Work to do: Your task is to retype the lines from the opening of the material through the line that includes "plt.rcParams['axes.labelcolor'] = 'black'". Do not copy the pictures.

Available data:
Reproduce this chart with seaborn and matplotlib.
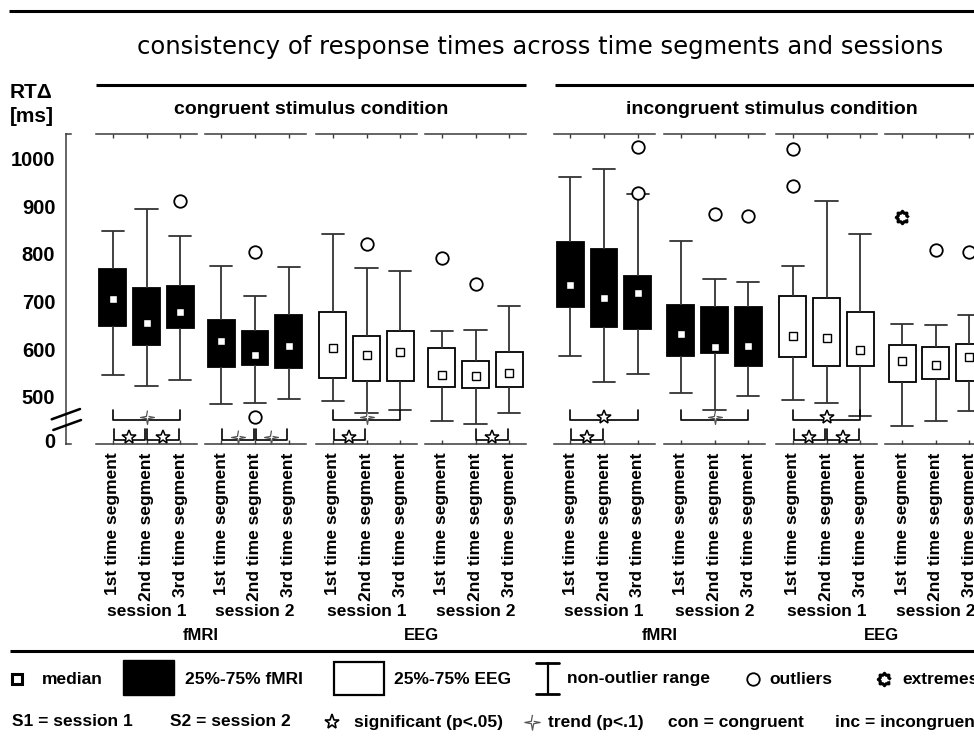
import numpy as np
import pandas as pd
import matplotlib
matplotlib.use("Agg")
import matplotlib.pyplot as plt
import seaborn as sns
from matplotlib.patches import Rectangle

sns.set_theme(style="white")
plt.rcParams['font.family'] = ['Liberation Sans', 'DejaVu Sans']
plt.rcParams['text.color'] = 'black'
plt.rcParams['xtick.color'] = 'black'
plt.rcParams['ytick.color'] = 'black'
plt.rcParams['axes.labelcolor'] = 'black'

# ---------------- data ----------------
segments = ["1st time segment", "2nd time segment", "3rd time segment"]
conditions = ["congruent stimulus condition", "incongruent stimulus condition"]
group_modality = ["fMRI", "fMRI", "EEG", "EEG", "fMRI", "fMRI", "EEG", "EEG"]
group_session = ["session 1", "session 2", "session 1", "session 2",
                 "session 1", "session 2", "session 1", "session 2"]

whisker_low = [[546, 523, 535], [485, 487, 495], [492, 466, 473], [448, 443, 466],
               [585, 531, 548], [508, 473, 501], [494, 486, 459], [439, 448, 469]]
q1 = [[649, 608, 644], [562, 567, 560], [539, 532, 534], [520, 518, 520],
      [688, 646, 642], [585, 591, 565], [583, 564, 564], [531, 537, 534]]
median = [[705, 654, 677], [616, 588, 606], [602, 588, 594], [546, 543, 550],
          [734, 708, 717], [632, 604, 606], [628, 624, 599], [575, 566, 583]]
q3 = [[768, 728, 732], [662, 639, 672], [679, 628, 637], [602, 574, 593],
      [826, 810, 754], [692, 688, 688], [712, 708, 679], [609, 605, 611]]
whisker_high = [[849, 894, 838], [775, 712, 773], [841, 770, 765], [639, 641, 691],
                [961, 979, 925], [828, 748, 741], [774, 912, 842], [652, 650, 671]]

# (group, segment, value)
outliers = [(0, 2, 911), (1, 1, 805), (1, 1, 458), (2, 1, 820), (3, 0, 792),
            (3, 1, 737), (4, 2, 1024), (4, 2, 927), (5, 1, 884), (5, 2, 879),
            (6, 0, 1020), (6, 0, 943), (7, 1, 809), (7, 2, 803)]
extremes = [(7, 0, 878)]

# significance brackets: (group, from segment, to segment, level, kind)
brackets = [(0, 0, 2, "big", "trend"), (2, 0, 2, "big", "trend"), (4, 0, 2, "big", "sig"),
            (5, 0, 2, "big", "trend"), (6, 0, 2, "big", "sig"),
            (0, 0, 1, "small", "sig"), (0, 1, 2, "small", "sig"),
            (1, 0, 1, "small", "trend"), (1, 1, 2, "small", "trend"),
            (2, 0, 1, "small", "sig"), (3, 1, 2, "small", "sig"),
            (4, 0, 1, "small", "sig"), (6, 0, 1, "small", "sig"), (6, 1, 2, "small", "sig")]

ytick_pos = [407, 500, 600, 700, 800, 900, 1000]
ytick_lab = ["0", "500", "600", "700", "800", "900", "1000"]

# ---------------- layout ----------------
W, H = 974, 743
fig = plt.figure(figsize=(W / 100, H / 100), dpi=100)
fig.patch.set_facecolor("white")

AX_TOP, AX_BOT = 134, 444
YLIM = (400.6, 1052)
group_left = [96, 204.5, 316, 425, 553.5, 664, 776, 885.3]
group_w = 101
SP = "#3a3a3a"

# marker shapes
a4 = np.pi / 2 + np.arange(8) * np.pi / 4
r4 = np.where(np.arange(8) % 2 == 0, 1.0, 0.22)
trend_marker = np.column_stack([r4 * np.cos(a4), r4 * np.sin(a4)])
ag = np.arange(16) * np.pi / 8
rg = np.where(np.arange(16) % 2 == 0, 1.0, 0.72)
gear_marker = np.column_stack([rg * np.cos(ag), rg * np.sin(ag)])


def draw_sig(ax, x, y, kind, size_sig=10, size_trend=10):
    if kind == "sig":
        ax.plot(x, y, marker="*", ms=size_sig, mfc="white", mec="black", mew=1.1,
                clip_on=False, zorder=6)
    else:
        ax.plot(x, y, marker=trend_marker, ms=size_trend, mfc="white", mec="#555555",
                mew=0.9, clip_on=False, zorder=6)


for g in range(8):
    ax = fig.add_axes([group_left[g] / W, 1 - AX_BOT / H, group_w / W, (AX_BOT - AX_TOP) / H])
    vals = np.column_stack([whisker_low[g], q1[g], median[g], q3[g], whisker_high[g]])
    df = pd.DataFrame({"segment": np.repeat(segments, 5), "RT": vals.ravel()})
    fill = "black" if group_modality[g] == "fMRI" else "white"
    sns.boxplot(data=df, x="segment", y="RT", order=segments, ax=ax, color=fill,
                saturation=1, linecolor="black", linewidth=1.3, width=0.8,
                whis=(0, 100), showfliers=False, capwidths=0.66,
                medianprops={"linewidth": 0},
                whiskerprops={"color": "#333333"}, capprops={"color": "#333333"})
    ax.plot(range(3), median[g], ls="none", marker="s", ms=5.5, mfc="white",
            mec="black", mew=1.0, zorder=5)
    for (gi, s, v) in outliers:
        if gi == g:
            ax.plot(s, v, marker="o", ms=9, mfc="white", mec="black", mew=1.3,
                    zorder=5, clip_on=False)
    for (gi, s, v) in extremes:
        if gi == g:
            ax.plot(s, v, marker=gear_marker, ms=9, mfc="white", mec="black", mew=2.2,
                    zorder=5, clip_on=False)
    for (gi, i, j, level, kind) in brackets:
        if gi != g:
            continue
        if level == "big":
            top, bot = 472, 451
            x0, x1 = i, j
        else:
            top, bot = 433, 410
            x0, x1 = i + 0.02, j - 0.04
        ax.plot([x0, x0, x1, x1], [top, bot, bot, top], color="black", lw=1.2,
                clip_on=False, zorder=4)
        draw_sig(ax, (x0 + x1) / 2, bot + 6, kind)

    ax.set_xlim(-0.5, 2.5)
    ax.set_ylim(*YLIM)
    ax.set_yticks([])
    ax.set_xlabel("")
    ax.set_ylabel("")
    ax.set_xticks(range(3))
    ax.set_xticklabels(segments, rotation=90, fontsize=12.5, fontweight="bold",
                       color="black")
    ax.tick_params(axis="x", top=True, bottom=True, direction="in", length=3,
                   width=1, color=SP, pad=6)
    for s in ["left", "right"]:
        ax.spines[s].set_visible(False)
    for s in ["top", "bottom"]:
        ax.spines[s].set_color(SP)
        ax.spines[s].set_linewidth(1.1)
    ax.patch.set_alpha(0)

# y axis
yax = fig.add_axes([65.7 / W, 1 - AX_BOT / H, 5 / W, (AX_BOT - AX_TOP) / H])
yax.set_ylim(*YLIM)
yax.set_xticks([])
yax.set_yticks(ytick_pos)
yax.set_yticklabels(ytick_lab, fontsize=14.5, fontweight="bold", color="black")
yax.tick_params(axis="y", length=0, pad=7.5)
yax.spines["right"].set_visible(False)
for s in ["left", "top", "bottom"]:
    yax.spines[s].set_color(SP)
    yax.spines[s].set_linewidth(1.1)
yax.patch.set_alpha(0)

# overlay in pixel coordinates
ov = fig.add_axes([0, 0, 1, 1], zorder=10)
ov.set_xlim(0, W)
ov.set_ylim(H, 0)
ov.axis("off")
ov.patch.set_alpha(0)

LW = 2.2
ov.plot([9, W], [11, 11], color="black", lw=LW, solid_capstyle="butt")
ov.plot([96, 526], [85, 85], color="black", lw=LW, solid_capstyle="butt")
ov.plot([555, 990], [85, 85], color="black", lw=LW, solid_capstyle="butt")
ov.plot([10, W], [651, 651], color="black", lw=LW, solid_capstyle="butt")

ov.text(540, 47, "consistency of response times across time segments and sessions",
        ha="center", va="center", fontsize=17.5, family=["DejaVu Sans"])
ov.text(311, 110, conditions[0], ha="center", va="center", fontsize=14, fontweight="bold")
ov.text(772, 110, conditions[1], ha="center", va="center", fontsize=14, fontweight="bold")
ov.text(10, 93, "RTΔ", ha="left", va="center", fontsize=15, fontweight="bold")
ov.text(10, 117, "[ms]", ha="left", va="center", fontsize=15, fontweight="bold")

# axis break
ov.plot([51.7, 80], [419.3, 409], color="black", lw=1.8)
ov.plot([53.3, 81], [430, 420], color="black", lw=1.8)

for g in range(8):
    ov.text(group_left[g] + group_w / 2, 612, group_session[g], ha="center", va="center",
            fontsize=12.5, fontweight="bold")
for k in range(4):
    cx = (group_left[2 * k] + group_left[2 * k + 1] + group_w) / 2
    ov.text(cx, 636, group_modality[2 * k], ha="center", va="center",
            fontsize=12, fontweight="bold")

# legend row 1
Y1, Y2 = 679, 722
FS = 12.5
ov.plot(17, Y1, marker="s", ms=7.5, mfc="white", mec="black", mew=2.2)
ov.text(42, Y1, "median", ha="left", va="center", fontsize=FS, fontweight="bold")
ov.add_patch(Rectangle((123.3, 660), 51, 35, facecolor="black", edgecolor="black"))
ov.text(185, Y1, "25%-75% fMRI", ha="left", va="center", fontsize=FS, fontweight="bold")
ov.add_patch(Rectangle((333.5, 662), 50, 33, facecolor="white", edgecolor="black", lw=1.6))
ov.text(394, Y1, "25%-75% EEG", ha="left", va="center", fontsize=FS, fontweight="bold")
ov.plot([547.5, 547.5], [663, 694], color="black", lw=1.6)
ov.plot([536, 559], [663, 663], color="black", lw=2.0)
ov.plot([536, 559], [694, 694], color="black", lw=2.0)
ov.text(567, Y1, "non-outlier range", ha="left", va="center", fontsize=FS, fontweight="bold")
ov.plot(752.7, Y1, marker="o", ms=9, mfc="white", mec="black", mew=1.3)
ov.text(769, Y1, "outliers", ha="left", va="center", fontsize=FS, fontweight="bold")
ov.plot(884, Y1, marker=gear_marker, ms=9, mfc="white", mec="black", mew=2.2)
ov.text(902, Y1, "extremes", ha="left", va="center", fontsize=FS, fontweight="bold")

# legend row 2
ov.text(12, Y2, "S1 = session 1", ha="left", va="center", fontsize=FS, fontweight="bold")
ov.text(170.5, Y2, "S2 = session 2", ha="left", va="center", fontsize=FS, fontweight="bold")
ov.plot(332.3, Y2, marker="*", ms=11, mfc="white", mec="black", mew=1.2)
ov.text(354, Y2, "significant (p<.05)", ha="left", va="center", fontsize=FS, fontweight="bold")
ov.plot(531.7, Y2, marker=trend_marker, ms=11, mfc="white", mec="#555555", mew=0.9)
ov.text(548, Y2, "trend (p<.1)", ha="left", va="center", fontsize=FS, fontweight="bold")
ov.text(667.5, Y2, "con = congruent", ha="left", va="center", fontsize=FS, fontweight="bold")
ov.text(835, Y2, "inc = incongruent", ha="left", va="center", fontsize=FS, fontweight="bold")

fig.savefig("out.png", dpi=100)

Task result:
Reproduce this chart with seaborn and matplotlib.
import numpy as np
import pandas as pd
import matplotlib
matplotlib.use("Agg")
import matplotlib.pyplot as plt
import seaborn as sns
from matplotlib.patches import Rectangle

sns.set_theme(style="white")
plt.rcParams['font.family'] = ['Liberation Sans', 'DejaVu Sans']
plt.rcParams['text.color'] = 'black'
plt.rcParams['xtick.color'] = 'black'
plt.rcParams['ytick.color'] = 'black'
plt.rcParams['axes.labelcolor'] = 'black'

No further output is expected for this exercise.